EXERCISE MATERIALS:
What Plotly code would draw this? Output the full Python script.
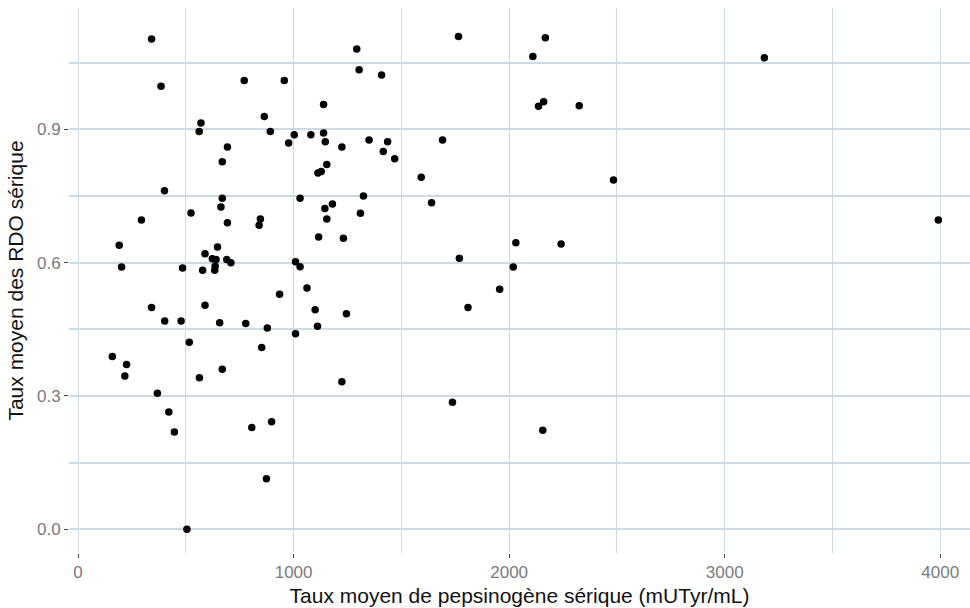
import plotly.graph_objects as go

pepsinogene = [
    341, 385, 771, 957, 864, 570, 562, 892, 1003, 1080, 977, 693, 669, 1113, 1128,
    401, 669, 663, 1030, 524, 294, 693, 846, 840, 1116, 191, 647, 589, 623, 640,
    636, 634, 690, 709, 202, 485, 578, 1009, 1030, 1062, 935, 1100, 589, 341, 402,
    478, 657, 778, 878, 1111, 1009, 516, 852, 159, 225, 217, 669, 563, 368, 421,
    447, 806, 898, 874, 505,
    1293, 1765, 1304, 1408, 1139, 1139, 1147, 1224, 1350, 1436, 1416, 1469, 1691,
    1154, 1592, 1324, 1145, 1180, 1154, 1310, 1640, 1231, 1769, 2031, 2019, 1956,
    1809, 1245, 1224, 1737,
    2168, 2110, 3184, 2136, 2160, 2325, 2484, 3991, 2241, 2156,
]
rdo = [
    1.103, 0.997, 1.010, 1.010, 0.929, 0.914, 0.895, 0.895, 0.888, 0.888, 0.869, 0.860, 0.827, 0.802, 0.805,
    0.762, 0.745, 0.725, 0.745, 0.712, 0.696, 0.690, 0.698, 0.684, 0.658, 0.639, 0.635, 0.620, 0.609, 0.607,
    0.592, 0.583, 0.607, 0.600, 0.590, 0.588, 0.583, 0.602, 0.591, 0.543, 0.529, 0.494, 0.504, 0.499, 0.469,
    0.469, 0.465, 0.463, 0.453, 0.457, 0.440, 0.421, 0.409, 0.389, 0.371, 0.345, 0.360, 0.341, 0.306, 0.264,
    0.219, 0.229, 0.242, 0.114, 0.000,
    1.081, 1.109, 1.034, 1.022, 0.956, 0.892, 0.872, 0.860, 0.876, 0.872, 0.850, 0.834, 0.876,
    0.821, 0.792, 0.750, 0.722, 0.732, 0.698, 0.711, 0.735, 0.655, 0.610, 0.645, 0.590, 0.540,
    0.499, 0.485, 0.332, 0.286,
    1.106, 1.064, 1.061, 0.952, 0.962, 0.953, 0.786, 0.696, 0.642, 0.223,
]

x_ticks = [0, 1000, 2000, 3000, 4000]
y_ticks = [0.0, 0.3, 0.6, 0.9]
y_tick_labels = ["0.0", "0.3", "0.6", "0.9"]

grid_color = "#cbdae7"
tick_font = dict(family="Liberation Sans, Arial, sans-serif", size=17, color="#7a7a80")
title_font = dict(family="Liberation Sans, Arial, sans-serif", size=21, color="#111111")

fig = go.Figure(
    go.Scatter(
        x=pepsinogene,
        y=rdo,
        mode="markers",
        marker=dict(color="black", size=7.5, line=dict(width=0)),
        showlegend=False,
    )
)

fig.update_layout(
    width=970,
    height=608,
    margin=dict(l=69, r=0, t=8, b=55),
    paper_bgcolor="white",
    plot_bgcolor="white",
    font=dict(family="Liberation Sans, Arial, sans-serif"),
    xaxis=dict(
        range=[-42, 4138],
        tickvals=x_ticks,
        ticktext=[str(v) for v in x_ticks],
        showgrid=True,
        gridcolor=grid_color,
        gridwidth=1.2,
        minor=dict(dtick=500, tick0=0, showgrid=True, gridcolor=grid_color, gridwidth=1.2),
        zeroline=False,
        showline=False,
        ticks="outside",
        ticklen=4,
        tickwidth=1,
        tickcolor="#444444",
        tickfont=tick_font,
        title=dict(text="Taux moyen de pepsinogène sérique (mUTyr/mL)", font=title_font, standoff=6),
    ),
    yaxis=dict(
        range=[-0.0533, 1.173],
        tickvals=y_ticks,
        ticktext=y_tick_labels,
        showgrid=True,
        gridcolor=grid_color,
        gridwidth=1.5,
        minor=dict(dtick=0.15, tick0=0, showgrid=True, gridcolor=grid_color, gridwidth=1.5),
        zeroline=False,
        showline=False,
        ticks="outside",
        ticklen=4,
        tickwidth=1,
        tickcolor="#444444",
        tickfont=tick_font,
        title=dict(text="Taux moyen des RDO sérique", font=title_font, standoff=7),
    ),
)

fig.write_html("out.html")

--

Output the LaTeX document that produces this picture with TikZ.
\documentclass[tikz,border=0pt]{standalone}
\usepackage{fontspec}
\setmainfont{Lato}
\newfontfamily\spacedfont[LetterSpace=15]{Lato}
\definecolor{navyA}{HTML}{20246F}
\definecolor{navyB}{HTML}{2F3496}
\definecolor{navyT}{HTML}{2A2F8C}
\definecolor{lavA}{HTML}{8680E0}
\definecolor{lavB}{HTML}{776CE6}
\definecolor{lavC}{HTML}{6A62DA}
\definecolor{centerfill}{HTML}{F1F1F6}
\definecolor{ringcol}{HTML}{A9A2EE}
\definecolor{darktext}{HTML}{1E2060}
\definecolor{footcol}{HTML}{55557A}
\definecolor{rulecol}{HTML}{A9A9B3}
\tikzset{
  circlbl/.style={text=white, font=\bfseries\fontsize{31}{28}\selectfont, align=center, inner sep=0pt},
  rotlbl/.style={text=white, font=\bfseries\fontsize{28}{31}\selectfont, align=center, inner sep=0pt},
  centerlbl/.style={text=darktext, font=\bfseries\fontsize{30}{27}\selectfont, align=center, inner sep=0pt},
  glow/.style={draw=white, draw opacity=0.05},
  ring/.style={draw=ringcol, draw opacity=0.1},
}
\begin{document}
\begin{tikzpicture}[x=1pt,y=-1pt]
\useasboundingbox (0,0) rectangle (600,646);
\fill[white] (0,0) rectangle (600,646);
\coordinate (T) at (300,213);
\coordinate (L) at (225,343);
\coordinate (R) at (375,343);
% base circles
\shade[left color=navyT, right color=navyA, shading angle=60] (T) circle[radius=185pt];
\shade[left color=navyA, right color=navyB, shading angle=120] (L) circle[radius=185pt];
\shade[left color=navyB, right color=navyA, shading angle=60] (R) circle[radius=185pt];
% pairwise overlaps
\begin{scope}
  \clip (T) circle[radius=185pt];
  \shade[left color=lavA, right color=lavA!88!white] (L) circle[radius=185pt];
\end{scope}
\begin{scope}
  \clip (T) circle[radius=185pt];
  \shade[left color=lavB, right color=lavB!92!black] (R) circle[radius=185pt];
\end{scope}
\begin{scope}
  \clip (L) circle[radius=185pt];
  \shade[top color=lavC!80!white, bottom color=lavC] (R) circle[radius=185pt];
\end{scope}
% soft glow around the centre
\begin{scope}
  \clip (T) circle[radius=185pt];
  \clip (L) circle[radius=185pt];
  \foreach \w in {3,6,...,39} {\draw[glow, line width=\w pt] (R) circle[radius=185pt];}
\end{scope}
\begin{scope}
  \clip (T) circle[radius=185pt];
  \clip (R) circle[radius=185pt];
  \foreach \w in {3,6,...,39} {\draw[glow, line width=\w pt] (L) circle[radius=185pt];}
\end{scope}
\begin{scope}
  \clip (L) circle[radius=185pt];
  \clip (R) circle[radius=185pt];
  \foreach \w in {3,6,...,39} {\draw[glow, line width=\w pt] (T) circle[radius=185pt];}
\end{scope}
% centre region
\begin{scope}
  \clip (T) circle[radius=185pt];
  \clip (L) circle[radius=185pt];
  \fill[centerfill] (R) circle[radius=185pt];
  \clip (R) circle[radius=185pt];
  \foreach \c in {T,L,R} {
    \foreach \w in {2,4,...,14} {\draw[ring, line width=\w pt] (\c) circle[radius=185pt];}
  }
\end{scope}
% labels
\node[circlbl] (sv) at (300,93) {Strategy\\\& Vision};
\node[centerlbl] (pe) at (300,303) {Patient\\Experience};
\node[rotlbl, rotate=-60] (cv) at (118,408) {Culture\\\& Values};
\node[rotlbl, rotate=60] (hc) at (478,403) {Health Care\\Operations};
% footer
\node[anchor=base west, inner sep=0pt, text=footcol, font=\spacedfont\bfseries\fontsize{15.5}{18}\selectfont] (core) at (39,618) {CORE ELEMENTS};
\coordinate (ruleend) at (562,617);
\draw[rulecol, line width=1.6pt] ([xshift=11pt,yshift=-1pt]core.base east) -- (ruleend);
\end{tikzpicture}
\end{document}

...

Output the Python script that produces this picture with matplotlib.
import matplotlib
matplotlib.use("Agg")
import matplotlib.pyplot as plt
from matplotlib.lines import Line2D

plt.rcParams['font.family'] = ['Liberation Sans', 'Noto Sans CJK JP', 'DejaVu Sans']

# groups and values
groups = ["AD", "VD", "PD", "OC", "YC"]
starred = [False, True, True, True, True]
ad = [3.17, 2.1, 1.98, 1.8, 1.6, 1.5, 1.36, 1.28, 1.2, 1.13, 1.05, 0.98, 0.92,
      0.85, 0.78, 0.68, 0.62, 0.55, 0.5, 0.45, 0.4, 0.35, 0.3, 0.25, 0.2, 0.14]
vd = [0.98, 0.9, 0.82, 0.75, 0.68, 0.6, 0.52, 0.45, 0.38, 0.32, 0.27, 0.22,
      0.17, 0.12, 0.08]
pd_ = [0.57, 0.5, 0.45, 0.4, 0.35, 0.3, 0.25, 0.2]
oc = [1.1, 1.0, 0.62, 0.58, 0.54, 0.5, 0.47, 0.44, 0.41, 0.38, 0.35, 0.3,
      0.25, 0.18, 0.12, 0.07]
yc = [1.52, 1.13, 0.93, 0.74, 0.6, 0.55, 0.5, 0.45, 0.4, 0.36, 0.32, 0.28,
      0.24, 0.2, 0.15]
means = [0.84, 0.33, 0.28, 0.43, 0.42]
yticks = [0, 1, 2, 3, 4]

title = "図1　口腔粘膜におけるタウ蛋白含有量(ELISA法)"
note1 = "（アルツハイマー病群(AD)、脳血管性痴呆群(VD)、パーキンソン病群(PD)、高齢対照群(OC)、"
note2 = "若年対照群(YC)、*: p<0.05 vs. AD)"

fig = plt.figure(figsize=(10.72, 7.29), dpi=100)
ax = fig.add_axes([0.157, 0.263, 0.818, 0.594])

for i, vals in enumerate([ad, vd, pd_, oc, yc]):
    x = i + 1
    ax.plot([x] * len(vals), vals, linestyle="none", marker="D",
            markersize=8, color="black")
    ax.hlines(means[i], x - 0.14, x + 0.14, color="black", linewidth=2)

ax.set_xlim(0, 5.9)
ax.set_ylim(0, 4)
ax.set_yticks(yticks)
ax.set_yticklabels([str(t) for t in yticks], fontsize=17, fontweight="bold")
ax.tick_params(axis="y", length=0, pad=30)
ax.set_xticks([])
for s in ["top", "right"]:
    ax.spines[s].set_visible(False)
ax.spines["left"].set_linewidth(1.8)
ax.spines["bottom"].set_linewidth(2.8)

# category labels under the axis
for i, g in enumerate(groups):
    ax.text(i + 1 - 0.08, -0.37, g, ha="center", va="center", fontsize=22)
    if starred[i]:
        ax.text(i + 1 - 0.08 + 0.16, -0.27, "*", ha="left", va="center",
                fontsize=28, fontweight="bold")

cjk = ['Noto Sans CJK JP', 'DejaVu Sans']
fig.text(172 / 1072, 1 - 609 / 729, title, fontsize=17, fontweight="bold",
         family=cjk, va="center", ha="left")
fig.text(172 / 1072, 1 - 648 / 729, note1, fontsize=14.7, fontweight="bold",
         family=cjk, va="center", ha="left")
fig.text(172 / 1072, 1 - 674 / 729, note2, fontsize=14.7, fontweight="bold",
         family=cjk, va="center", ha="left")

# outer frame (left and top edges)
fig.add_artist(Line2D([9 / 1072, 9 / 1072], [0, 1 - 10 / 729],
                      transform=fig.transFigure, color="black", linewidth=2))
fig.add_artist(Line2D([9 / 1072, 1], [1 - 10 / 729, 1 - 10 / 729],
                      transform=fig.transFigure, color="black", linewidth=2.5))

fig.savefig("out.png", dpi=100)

SET EXERCISE: From the records above, pull out each line that has "Output".

RESULT FOR THIS EXERCISE:
What Plotly code would draw this? Output the full Python script.
Output the LaTeX document that produces this picture with TikZ.
Output the Python script that produces this picture with matplotlib.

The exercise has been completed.